Pelicans Make a Leap
Have you heard about the Pelicans from Louisiana who got into a scramble with a bunch of Hawks? They also rumbled with Raptors.
Pelicans, our state bird, have taken on a new status lately. For most of the state’s existence, the billed bird has been merely a symbol on the state seal – her wings outstretched while chicks peck at her breast.
There was a time when the bird glided majestically above the state’s waters, but then in the age of pesticides, the state bird became endangered, so scarce that a gang of them had to be shipped in from Florida and placed on barrier islands, where scientists could nurse the breeding process.
By 2005, the pelicans were making a comeback. They could be spotted on watery outlets, such as Lake Pontchartrain, standing on a post, eyeing the habitats of the water.

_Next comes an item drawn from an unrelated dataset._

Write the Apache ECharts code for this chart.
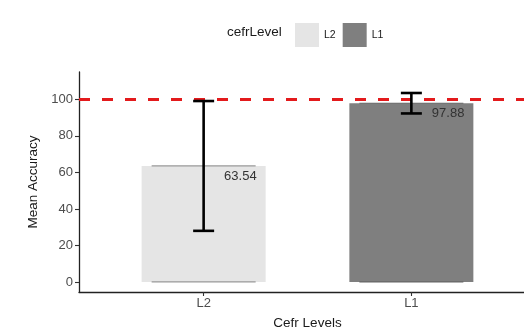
<!DOCTYPE html>
<html>
<head>
<meta charset="utf-8">
<script src="https://cdn.jsdelivr.net/npm/echarts@6/dist/echarts.min.js"></script>
<style>html,body{margin:0;padding:0;background:#fff}#c{width:524px;height:329px}</style>
</head>
<body>
<div id="c"></div>
<script>
const categories = ['L2', 'L1'];
const means = [63.54, 97.88];
const lower = [28.0, 92.3];
const upper = [99.1, 103.5];
const yTicks = [0, 20, 40, 60, 80, 100];
const refLine = 100;
const barColors = ['#e5e5e5', '#7f7f7f'];
const edgeColors = ['#999999', '#666666'];

const chart = echarts.init(document.getElementById('c'), null, {renderer: 'canvas'});
const FONT = 'Liberation Sans, Arial, sans-serif';
const xPos = categories.map((c, i) => i + 1);

const barSeries = categories.map((c, i) => ({
  type: 'bar',
  name: c,
  data: [[xPos[i], means[i]]],
  barWidth: 124,
  barGap: '-100%',
  itemStyle: {color: barColors[i]},
  silent: true,
  z: 2
}));

const edgeSeries = {
  type: 'custom',
  data: categories.map((c, i) => [xPos[i], means[i], i]),
  renderItem: function (params, api) {
    const x = api.value(0), m = api.value(1), i = api.value(2);
    const top = api.coord([x, m]);
    const bot = api.coord([x, 0]);
    const hw = 52;
    const col = edgeColors[i];
    return {type: 'group', children: [
      {type: 'line', shape: {x1: top[0] - hw, y1: top[1], x2: top[0] + hw, y2: top[1]}, style: {stroke: col, lineWidth: 1.2}},
      {type: 'line', shape: {x1: bot[0] - hw, y1: bot[1], x2: bot[0] + hw, y2: bot[1]}, style: {stroke: col, lineWidth: 1.2}}
    ]};
  },
  silent: true,
  z: 3
};

const errSeries = {
  type: 'custom',
  data: categories.map((c, i) => [xPos[i], lower[i], upper[i]]),
  renderItem: function (params, api) {
    const x = api.value(0);
    const lo = api.coord([x, api.value(1)]);
    const hi = api.coord([x, api.value(2)]);
    const cw = 10.5;
    const st = {stroke: '#000', lineWidth: 2.6};
    return {type: 'group', children: [
      {type: 'line', shape: {x1: lo[0], y1: lo[1], x2: hi[0], y2: hi[1]}, style: st},
      {type: 'line', shape: {x1: lo[0] - cw, y1: lo[1], x2: lo[0] + cw, y2: lo[1]}, style: st},
      {type: 'line', shape: {x1: hi[0] - cw, y1: hi[1], x2: hi[0] + cw, y2: hi[1]}, style: st}
    ]};
  },
  silent: true,
  z: 5
};

const labelSeries = {
  type: 'custom',
  data: categories.map((c, i) => [xPos[i], means[i]]),
  renderItem: function (params, api) {
    const p = api.coord([api.value(0), api.value(1)]);
    return {type: 'text', style: {
      x: p[0] + 53, y: p[1] + 10.5, text: api.value(1).toFixed(2),
      align: 'right', verticalAlign: 'middle',
      font: '13px ' + FONT, fill: '#333333'
    }};
  },
  silent: true,
  z: 6
};

const lineSeries = {
  type: 'line',
  data: [],
  silent: true,
  markLine: {
    silent: true,
    symbol: 'none',
    label: {show: false},
    lineStyle: {color: '#e31a1c', width: 3, type: [11, 12]},
    data: [{yAxis: refLine}]
  },
  z: 8
};

chart.setOption({
  animation: false,
  backgroundColor: '#ffffff',
  textStyle: {fontFamily: FONT},
  graphic: [{
    type: 'text', left: 227, top: 25,
    style: {text: 'cefrLevel', font: '13.5px ' + FONT, fill: '#1a1a1a'}
  }],
  legend: {
    data: categories,
    left: 290, top: 18,
    itemWidth: 24, itemHeight: 24, itemGap: 7,
    icon: 'rect',
    textStyle: {fontSize: 10.5, color: '#1a1a1a', fontFamily: FONT},
    selectedMode: false
  },
  grid: {left: 79, right: -12, top: 72, bottom: 37, containLabel: false, outerBoundsMode: 'none'},
  xAxis: {
    type: 'value',
    min: 0.4, max: 2.6,
    name: 'Cefr Levels',
    nameLocation: 'middle',
    nameGap: 24,
    nameTextStyle: {fontSize: 13.5, color: '#1a1a1a', fontFamily: FONT},
    axisLine: {show: true, onZero: false, lineStyle: {color: '#222', width: 1.3}},
    axisTick: {show: true, length: 4, customValues: xPos, lineStyle: {color: '#333', width: 1.1}},
    axisLabel: {
      customValues: xPos,
      formatter: v => categories[Math.round(v) - 1] || '',
      fontSize: 13, color: '#4d4d4d', margin: 5, fontFamily: FONT
    },
    splitLine: {show: false}
  },
  yAxis: {
    type: 'value',
    min: -5.5, max: 115,
    name: 'Mean Accuracy',
    nameLocation: 'middle',
    nameGap: 30,
    nameRotate: 90,
    nameTextStyle: {fontSize: 13.5, color: '#1a1a1a', fontFamily: FONT},
    axisLine: {show: true, onZero: false, lineStyle: {color: '#222', width: 1.3}},
    axisTick: {show: true, length: 4, customValues: yTicks, lineStyle: {color: '#333', width: 1.1}},
    axisLabel: {
      customValues: yTicks,
      fontSize: 13, color: '#4d4d4d', margin: 6, fontFamily: FONT
    },
    splitLine: {show: false}
  },
  series: [...barSeries, edgeSeries, errSeries, labelSeries, lineSeries]
});
</script>
</body>
</html>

Then came Hurricane Katrina, and they – like everyone else – headed for safer ground. Katrina’s wrath reminded folks how fragile the coastline had become, so that by the time the birds returned, they were more than just a decoration on a flag, but a symbol of saving the wetlands.
That in itself is a noble task for a bird that would be content with just spending its days eating fish, but then it got even newer status: No other state bird has the prestige of having an NBA team named after it. Credit Tom Benson, who, when he bought the former New Orleans Hornets, wanted a more local name. Benson had trademarked the Pelican name, which was once used for a minor league baseball team, when he had hoped to have such a team of his own. He could have never realized that the name he owned would instead one day have the status of the NBA.
So now the state bird is in the news throughout the winter and spring, tangling with not only other birds but with a menagerie of Bucks, Grizzlies and Mavericks. While earlier pelicans were trucked from Florida, these Pelicans now fly to that state to feel the Heat and face the Magic.
There are no teams named after fish, for whom pelicans are natural predators, but there is one team name that fits in with the Pelicans habitat. Pelicans live to boldly invade lakes. May Lakers of the future have reason to be fearful of them.